Common Stocks are not subject to averse variations such as loss in returns and liquidation and that is why they are more common ground. Stakeholders with common stocks can have a more distinctive say in the scheme of things when it comes to decision making.
Preferred Stocks are meted out with a fixed dividend value as discussed before the allocation of dividends every year. Preferred stocks are disadvantageous when the company is not generating revenue, profit or is undergoing liquidation.
Due to having a fixed dividend payout every year, people with preferred stocks don’t have much say in the scheme of things as well.
Hybrid Stocks are a combination of both preferred and common stocks. There are situations where some companies can issue preferred stocks to holders with the probability of a few of them maturing into common stocks at a later time.
The power to have a say varies in this case based on the discussions that surround the deal in allocation.
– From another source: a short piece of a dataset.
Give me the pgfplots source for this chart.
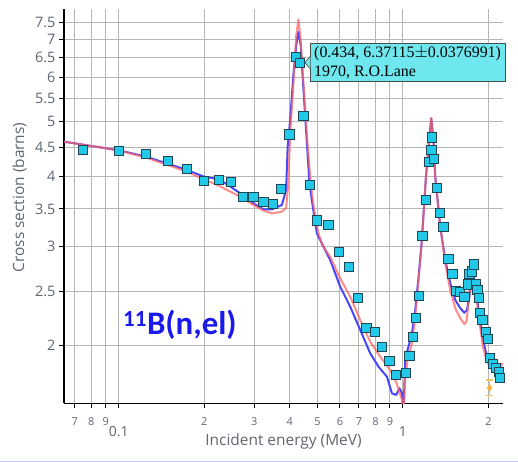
\documentclass[border=0pt]{standalone}
\usepackage{fontspec}
\setmainfont{Open Sans}
\newfontfamily\calib{Carlito}
\newfontfamily\tipfont{Liberation Serif}
\usepackage{pgfplots}
\pgfplotsset{compat=1.18}

\definecolor{gridc}{RGB}{182,182,182}
\definecolor{tickc}{RGB}{95,102,112}
\definecolor{endfblue}{RGB}{70,70,250}
\definecolor{endfred}{RGB}{255,100,100}
\definecolor{exfill}{RGB}{34,200,232}
\definecolor{exedge}{RGB}{30,70,85}
\definecolor{tipfill}{RGB}{110,232,238}
\definecolor{starc}{RGB}{245,180,60}
\definecolor{titleblue}{RGB}{25,25,235}

\begin{document}
\begin{tikzpicture}
\useasboundingbox (0,0) rectangle (518bp,462bp);
\begin{axis}[
  at={(64bp,58.7bp)}, anchor=south west,
  width=439bp, height=394.3bp, scale only axis,
  xmode=log, ymode=log,
  xmin=0.0642, xmax=2.249, ymin=1.58, ymax=7.935,
  axis lines*=left,
  axis line style={black, line width=1.2bp},
  tick align=outside, major tick length=5bp,
  tick style={black, line width=1bp},
  xminorticks=false, yminorticks=false,
  grid=major, grid style={gridc, line width=1bp},
  /pgf/number format/assume math mode=true,
  xtick={0.07,0.08,0.09,0.2,0.3,0.4,0.5,0.6,0.7,0.8,0.9,2},
  xticklabels={7,8,9,2,3,4,5,6,7,8,9,2},
  xticklabel style={font=\fontsize{11}{11}\selectfont, text=tickc, yshift=-6bp},
  extra x ticks={0.1,1},
  extra x tick labels={0.1,1},
  extra x tick style={grid=major, xticklabel style={font=\fontsize{14}{14}\selectfont, text=tickc, yshift=-9bp}},
  ytick={2,2.5,3,3.5,4,4.5,5,5.5,6,6.5,7,7.5},
  yticklabels={2,2.5,3,3.5,4,4.5,5,5.5,6,6.5,7,7.5},
  yticklabel style={font=\fontsize{14.5}{14.5}\selectfont, text=tickc},
]
% ENDF (blue)
\addplot[endfblue, line width=2bp, line join=round] coordinates {
(0.0642,4.61) (0.1,4.45) (0.1248,4.335) (0.1739,4.105) (0.1992,3.996)
(0.2250,3.954) (0.2465,3.84) (0.2674,3.732) (0.2978,3.583) (0.3229,3.495)
(0.3466,3.495) (0.3749,3.558) (0.3882,3.783) (0.3930,4.50) (0.4010,5.04)
(0.4130,6.18) (0.4215,6.85) (0.4289,7.229) (0.4367,6.85) (0.4446,5.93)
(0.4592,4.585) (0.4690,3.888) (0.4837,3.485) (0.4980,3.168) (0.5115,3.083)
(0.5546,2.840) (0.6015,2.547) (0.6524,2.346) (0.7075,2.133) (0.7671,1.939)
(0.8206,1.835) (0.8783,1.762) (0.9147,1.646) (0.9471,1.635) (0.9728,1.680)
(0.9919,1.646) (1.005,1.537) (1.019,1.886) (1.038,1.965) (1.076,2.104)
(1.105,2.315) (1.135,2.653) (1.163,3.04) (1.205,3.996) (1.233,4.548)
(1.248,4.876) (1.258,5.073) (1.268,4.876) (1.284,4.548) (1.299,3.996)
(1.353,3.255) (1.409,2.840) (1.467,2.582) (1.528,2.411) (1.592,2.331)
(1.644,2.289) (1.680,2.315) (1.712,2.444) (1.740,2.653) (1.759,2.727)
(1.797,2.547) (1.846,2.315) (1.897,2.104) (1.949,1.965) (2.001,1.886)
(2.084,1.848) (2.171,1.824) (2.249,1.805)
};
% second evaluation (salmon)
\addplot[endfred, line width=2bp, line join=round, opacity=0.75] coordinates {
(0.0642,4.61) (0.1,4.45) (0.1248,4.32) (0.1739,4.077) (0.1992,3.954)
(0.2250,3.85) (0.2674,3.681) (0.2978,3.558) (0.3229,3.475) (0.3466,3.438)
(0.3749,3.461) (0.3882,3.515) (0.3948,3.861) (0.4010,4.737) (0.4124,5.93)
(0.4215,7.135) (0.4289,7.606) (0.4367,6.98) (0.4470,5.83) (0.4613,4.585)
(0.4739,3.888) (0.4869,3.485) (0.5045,3.168) (0.5199,3.020) (0.5546,2.879)
(0.6015,2.635) (0.6524,2.444) (0.7075,2.222) (0.7671,2.033) (0.8320,1.912)
(0.9022,1.810) (0.9503,1.715) (0.9919,1.602) (1.005,1.506) (1.019,1.762)
(1.038,1.886) (1.076,2.020) (1.105,2.252) (1.135,2.617) (1.164,3.04)
(1.205,3.996) (1.233,4.548) (1.248,4.876) (1.258,5.073) (1.268,4.876)
(1.284,4.548) (1.299,3.996) (1.353,3.255) (1.409,2.803) (1.467,2.512)
(1.528,2.331) (1.592,2.237) (1.644,2.186) (1.671,2.206) (1.702,2.379)
(1.736,2.617) (1.759,2.707) (1.812,2.444) (1.861,2.192) (1.913,1.992)
(1.966,1.886) (2.031,1.824) (2.114,1.810) (2.199,1.824) (2.240,1.863)
};
% EXFOR points
\addplot[only marks, mark=square*, mark size=4.6bp,
  mark options={fill=exfill, draw=exedge, line width=1bp}] coordinates {
(0.0747,4.455) (0.1,4.442) (0.1248,4.378) (0.1495,4.254) (0.1739,4.117)
(0.1992,3.929) (0.2250,3.940) (0.2485,3.913) (0.2733,3.681) (0.2978,3.681)
(0.3229,3.606) (0.3484,3.572) (0.3727,3.793) (0.3987,4.747) (0.4195,6.527)
(0.434,6.371) (0.4467,5.127) (0.4716,3.856) (0.4992,3.339) (0.5471,3.274)
(0.5976,2.931) (0.6471,2.763) (0.6960,2.429) (0.7449,2.153) (0.7977,2.118)
(0.8455,1.988) (0.8964,1.877) (0.9464,1.777) (1.0247,1.789) (1.055,1.915)
(1.087,2.075) (1.111,2.240) (1.137,2.453) (1.172,3.137) (1.203,3.631)
(1.235,4.248) (1.260,4.449) (1.268,4.690) (1.289,4.289) (1.321,3.809)
(1.353,3.439) (1.390,3.255) (1.446,2.849) (1.494,2.686) (1.541,2.502)
(1.592,2.490) (1.647,2.444) (1.698,2.570) (1.716,2.682) (1.747,2.710)
(1.773,2.788) (1.805,2.575) (1.830,2.512) (1.849,2.434) (1.867,2.287)
(1.905,2.222) (1.954,2.118) (1.997,2.053) (2.025,1.899) (2.071,1.856)
(2.127,1.823) (2.171,1.798) (2.201,1.752)
};
% other set with error bar
\addplot[only marks, mark=diamond*, mark size=3.5bp, color=starc,
  error bars/.cd, y dir=both, y explicit,
  error bar style={starc!80, line width=1.2bp},
  error mark options={rotate=90, mark size=3.5bp, starc!80, line width=1.2bp}] coordinates {
(2.018,1.684) +- (0,0.054)
};
\coordinate (tipP) at (axis cs:0.434,6.37115);
\end{axis}
% tooltip
\node[anchor=west, fill=tipfill, draw=black!70, line width=0.6bp,
  inner xsep=4bp, inner ysep=3bp, align=left,
  font=\tipfont\fontsize{16}{18.5}\selectfont] (tip) at ([xshift=10bp]tipP)
  {(0.434, 6.37115$\pm$0.0376991)\\1970, R.O.Lane};
\fill[tipfill] ([yshift=6bp,xshift=0.4bp]tip.west) -- ([xshift=-5bp]tip.west) -- ([yshift=-6bp,xshift=0.4bp]tip.west) -- cycle;
\draw[black!70, line width=0.6bp] ([yshift=6bp]tip.west) -- ([xshift=-5bp]tip.west) -- ([yshift=-6bp]tip.west);
% axis titles
\node[font=\fontsize{15.5}{15.5}\selectfont, text=tickc] at (283.5bp,21bp) {Incident energy (MeV)};
\node[font=\fontsize{15.5}{15.5}\selectfont, text=tickc, rotate=90] at (19.5bp,264.5bp) {Cross section (barns)};
% reaction label
\node[anchor=base west, inner sep=0pt, text=titleblue, font=\calib\bfseries\fontsize{33}{33}\selectfont]
  at (123bp,127bp) {\textsuperscript{11}B(n,el)};
\draw[color={rgb,255:red,200;green,200;blue,250}, line width=1.5bp] (0,0.75bp) -- (518bp,0.75bp);
\end{tikzpicture}
\end{document}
Embedded Stocks are a rare occurrence in the stock allocation scene. They are typically a situation where the stocks can be either “called” or “put”. A “call” is the action where a company can buy back the shares at a later time for a particular price.
The “Put” option enables the shareholder to sell it back to the company at a particular time for a price.
Difference between Stock market and Share market?
For the most part, Stocks and shares represent the same thing. But they have a few fundamental differences in accuracy and investment levels.
Stocks are referred to as the ownership of shares in multiple companies and having diversity in those investments. Stocks can be in one or more firms. They focus on the bigger picture. When someone says that he/she owns “X amount of stocks”, they mean that they hold the slice of ownership in the stake of X companies and all of them bring in their return in the divided, owing to this investment and the return booked at the end of the trade.
The end usually occurs when one sells his stock.
Shares, on the other hand, are referred to as the slice of ownership within a particular group or organization. Shares are endemic to a group or company. Shares together accumulate to having the stock in the company.
So that concludes our study of Stock Markets. It’s evident by now that you have a fair amount of idea about what is Stock Market and are very interested in learning Stock Markets that you’ve made it till here. Now that you have understood the basics of Stock Markets’ existence and their working, you are now ready to start learning more about them in an in-depth manner.